Without copying any pictures, restate exactly the lines from the start of the records through the line containing "(mintxt) at (107,294)".

» Provided records:
* * * *

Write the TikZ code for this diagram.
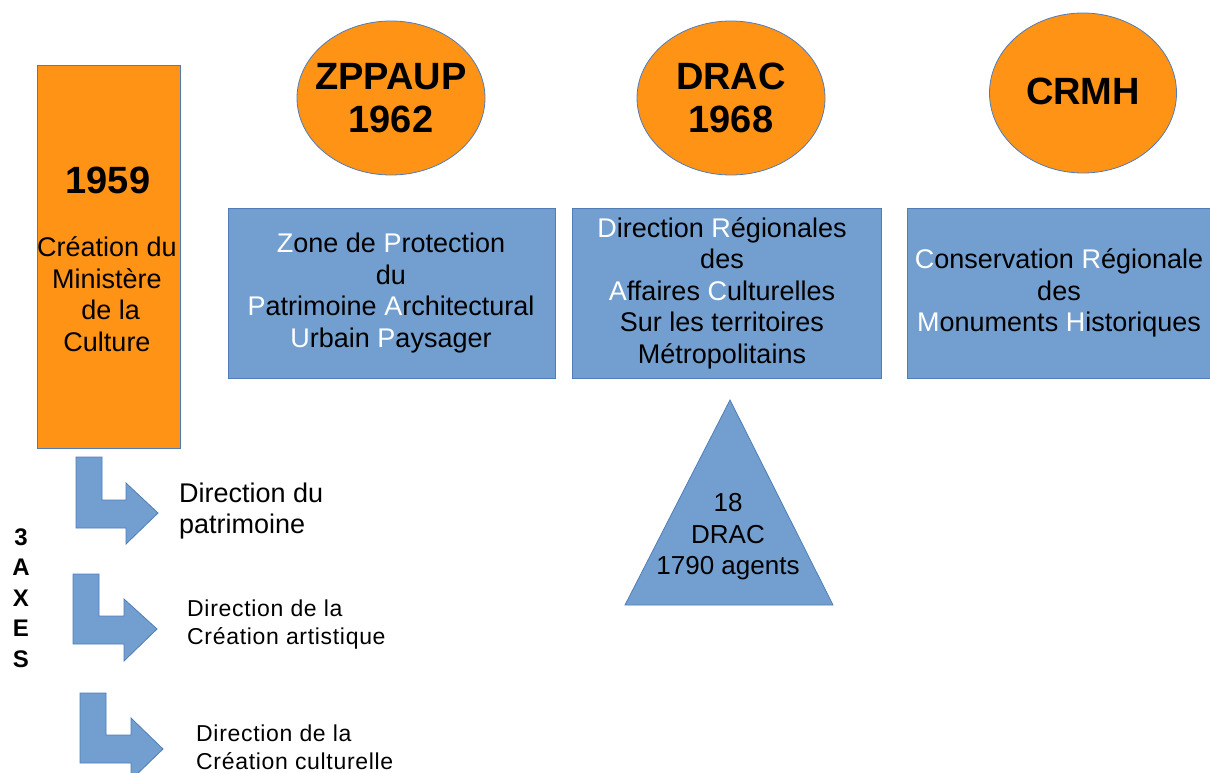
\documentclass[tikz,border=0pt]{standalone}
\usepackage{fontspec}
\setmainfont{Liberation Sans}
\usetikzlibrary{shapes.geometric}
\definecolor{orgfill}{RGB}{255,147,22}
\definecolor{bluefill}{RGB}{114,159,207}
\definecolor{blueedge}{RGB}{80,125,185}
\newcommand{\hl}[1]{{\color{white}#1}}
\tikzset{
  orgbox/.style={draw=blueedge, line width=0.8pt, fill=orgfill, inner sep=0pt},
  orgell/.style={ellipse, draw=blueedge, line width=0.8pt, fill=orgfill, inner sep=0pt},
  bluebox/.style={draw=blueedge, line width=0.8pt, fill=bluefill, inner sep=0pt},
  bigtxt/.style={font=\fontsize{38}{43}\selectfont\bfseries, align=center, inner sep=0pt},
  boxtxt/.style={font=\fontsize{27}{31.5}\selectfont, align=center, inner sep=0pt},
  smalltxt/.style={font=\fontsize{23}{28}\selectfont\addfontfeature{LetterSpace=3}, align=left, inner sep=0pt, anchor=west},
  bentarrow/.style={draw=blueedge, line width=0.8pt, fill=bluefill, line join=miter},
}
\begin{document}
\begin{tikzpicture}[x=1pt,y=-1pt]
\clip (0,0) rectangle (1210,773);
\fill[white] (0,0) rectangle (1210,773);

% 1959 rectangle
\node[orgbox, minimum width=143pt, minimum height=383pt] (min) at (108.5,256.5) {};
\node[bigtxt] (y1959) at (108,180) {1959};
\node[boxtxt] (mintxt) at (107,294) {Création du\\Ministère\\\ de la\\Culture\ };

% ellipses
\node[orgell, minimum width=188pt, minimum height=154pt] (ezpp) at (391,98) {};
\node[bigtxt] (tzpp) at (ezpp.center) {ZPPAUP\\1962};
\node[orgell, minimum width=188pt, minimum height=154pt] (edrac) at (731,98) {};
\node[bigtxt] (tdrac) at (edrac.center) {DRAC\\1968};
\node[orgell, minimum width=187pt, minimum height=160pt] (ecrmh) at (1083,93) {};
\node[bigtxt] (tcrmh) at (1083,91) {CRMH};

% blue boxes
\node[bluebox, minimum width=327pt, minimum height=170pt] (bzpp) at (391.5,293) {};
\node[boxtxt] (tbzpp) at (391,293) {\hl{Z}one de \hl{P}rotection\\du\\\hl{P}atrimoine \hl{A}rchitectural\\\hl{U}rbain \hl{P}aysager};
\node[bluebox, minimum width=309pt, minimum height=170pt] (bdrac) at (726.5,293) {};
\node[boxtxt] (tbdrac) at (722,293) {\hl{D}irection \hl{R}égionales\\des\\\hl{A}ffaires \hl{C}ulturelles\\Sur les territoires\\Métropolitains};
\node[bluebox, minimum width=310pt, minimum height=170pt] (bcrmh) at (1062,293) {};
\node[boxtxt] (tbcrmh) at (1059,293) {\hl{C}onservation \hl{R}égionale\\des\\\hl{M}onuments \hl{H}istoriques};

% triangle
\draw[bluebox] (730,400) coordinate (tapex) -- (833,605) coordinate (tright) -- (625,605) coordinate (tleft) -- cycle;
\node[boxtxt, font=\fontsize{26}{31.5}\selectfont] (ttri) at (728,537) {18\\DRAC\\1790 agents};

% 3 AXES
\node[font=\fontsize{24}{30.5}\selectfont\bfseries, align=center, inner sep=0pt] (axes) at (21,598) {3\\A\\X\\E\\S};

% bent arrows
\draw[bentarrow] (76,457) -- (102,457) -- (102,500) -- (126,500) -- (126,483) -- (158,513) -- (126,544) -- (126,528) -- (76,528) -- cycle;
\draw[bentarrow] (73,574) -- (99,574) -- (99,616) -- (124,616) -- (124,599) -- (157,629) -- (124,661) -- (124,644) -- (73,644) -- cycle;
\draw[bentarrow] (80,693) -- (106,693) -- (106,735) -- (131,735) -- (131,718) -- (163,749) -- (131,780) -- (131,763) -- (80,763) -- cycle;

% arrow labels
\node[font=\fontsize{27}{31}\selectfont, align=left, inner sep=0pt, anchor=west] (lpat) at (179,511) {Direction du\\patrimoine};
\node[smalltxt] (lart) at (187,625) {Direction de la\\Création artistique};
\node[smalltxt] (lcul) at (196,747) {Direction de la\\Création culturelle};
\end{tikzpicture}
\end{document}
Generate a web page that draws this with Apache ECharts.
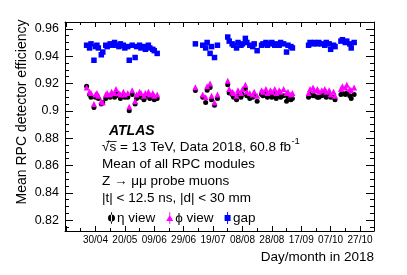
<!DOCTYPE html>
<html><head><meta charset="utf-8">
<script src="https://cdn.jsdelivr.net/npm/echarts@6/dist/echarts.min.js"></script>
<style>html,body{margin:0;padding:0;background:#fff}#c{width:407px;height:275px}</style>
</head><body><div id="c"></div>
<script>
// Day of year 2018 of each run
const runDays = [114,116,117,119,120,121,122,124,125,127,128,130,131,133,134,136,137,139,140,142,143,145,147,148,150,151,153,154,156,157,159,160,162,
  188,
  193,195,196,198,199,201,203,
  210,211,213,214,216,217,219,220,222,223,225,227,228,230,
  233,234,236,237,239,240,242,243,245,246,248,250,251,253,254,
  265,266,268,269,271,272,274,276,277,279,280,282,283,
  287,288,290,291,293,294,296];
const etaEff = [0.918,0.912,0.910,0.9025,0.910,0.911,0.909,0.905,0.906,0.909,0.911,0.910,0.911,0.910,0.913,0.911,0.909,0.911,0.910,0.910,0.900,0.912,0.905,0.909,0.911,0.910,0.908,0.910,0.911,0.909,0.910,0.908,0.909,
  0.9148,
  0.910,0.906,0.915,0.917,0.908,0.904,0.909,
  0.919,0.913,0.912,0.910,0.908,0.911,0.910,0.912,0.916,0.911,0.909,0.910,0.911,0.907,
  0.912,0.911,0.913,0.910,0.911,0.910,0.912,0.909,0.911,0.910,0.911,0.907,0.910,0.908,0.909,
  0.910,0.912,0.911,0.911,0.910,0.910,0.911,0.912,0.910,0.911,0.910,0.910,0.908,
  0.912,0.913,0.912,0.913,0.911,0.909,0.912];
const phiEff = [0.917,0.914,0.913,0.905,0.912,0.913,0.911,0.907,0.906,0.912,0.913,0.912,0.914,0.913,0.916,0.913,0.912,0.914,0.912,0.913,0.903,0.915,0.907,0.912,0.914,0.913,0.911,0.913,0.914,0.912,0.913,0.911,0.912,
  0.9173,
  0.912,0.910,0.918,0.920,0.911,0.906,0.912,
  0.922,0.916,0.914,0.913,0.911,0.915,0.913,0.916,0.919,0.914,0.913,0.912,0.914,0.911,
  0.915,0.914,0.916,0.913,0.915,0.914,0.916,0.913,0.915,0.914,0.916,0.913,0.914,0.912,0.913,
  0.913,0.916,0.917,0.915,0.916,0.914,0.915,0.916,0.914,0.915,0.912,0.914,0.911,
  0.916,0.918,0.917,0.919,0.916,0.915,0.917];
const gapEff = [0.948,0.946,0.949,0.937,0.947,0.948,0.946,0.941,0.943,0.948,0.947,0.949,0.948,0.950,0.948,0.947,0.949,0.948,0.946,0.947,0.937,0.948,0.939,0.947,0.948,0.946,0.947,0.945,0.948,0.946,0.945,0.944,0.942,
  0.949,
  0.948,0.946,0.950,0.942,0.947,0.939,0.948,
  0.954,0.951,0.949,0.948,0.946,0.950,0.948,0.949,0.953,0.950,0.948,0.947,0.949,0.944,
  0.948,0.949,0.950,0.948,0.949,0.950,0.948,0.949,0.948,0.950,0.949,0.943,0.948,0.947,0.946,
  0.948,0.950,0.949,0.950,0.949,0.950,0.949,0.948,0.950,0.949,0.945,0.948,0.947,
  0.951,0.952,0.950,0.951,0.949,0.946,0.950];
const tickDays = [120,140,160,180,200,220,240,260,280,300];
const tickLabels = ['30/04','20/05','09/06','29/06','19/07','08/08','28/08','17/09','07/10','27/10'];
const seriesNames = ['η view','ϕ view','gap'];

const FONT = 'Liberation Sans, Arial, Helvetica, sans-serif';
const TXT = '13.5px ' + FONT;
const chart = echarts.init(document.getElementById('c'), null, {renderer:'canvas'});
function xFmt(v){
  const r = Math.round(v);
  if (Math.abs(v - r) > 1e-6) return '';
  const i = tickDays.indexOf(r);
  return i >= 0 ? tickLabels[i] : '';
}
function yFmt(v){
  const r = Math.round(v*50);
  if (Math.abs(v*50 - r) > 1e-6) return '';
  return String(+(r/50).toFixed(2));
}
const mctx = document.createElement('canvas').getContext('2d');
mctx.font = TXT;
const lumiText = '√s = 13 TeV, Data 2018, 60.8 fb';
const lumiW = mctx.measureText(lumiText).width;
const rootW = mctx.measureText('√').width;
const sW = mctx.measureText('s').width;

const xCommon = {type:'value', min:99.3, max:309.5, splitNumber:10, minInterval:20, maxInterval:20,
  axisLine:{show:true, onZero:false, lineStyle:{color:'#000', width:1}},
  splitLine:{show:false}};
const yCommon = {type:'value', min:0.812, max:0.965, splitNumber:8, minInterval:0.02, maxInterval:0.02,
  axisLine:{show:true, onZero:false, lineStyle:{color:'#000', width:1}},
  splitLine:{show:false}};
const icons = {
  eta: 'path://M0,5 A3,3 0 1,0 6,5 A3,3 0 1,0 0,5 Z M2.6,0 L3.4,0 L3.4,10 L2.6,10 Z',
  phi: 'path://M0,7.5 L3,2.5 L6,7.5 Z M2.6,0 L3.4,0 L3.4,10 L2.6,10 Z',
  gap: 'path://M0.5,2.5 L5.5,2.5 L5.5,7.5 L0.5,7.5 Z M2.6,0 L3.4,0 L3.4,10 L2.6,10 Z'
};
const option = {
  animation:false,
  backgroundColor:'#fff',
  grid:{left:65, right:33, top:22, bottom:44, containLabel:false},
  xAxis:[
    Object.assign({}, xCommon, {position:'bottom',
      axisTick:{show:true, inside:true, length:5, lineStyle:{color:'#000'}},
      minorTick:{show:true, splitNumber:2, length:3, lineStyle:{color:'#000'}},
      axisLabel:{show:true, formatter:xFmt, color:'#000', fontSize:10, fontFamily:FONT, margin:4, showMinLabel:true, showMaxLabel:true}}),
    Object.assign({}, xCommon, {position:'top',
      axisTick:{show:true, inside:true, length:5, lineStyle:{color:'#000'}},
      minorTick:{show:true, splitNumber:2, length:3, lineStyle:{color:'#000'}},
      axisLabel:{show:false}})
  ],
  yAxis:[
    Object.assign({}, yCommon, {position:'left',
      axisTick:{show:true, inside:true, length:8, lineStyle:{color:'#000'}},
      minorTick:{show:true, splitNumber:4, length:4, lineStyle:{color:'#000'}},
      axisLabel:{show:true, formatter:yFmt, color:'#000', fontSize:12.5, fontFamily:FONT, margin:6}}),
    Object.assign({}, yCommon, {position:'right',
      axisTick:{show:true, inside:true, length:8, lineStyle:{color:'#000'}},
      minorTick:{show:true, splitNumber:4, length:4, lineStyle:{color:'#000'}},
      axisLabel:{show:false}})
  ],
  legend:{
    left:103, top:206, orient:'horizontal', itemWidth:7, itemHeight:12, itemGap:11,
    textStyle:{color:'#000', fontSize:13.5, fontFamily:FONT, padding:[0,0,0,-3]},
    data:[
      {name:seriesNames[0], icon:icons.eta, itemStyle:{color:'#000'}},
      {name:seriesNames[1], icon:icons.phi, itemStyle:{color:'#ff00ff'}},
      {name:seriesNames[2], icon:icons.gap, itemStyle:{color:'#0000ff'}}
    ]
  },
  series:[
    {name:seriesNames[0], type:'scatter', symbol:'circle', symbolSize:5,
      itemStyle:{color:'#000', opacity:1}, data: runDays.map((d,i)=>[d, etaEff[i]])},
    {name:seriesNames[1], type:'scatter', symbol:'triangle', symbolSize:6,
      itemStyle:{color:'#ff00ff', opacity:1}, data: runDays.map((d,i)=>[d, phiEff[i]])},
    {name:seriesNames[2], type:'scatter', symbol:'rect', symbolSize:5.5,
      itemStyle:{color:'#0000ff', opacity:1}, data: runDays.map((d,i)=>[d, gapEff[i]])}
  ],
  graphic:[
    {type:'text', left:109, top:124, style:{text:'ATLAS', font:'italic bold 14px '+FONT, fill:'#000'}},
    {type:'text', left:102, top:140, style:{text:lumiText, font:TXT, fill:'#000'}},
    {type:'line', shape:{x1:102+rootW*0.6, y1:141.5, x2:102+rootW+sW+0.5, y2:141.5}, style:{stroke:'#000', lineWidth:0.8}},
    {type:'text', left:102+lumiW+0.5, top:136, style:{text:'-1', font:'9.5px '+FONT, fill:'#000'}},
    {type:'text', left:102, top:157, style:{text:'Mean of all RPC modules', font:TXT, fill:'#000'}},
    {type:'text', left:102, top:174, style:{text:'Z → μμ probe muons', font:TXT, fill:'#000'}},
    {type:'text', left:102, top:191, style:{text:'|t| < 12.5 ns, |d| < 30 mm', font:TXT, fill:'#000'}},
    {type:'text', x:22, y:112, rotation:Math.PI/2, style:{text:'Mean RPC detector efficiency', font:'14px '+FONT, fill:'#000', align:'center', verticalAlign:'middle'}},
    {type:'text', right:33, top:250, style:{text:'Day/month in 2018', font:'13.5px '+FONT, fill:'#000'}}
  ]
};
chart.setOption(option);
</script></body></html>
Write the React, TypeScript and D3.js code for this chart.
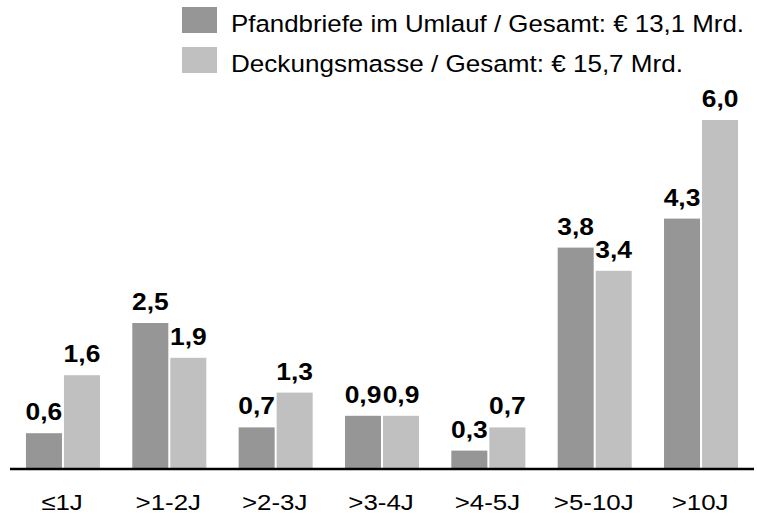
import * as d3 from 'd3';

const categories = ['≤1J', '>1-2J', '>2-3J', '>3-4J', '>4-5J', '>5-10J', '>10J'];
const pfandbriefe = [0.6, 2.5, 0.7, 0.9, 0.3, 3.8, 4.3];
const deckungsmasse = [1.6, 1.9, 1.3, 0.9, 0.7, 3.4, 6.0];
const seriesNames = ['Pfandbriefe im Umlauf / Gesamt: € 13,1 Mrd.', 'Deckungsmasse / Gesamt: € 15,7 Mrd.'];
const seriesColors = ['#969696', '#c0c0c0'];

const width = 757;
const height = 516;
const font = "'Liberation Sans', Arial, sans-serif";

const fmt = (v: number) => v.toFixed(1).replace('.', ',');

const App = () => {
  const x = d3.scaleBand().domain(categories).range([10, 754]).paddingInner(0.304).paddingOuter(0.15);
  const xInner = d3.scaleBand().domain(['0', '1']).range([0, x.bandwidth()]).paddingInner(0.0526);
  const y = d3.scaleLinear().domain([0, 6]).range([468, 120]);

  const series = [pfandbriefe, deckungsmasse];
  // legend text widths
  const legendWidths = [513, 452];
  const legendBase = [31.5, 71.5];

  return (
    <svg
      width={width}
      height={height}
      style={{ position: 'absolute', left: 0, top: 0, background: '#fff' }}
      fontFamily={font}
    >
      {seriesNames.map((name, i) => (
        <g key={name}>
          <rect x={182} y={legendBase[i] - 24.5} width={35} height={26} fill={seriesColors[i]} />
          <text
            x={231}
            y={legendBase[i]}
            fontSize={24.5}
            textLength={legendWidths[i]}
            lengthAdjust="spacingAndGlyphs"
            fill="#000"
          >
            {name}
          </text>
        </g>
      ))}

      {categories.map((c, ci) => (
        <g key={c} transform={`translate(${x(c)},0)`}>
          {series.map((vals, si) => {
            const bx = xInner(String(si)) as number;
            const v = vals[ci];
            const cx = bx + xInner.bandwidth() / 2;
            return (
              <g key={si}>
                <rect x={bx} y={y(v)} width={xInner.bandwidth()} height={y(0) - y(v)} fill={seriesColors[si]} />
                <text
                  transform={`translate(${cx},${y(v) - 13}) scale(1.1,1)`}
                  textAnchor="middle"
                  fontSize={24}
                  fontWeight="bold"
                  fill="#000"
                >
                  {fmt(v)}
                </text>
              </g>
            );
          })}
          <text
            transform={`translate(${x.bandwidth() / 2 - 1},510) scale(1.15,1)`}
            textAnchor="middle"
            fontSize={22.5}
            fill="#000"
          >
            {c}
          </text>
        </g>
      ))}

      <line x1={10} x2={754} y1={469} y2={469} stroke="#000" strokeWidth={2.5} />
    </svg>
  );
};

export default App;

* * * *

» Output of the task:
Write the TikZ code for this diagram.
\documentclass[tikz,border=0pt]{standalone}
\usepackage{fontspec}
\setmainfont{Liberation Sans}
\usetikzlibrary{shapes.geometric}
\definecolor{orgfill}{RGB}{255,147,22}
\definecolor{bluefill}{RGB}{114,159,207}
\definecolor{blueedge}{RGB}{80,125,185}
\newcommand{\hl}[1]{{\color{white}#1}}
\tikzset{
  orgbox/.style={draw=blueedge, line width=0.8pt, fill=orgfill, inner sep=0pt},
  orgell/.style={ellipse, draw=blueedge, line width=0.8pt, fill=orgfill, inner sep=0pt},
  bluebox/.style={draw=blueedge, line width=0.8pt, fill=bluefill, inner sep=0pt},
  bigtxt/.style={font=\fontsize{38}{43}\selectfont\bfseries, align=center, inner sep=0pt},
  boxtxt/.style={font=\fontsize{27}{31.5}\selectfont, align=center, inner sep=0pt},
  smalltxt/.style={font=\fontsize{23}{28}\selectfont\addfontfeature{LetterSpace=3}, align=left, inner sep=0pt, anchor=west},
  bentarrow/.style={draw=blueedge, line width=0.8pt, fill=bluefill, line join=miter},
}
\begin{document}
\begin{tikzpicture}[x=1pt,y=-1pt]
\clip (0,0) rectangle (1210,773);
\fill[white] (0,0) rectangle (1210,773);

% 1959 rectangle
\node[orgbox, minimum width=143pt, minimum height=383pt] (min) at (108.5,256.5) {};
\node[bigtxt] (y1959) at (108,180) {1959};
\node[boxtxt] (mintxt) at (107,294) {Création du\\Ministère\\\ de la\\Culture\ };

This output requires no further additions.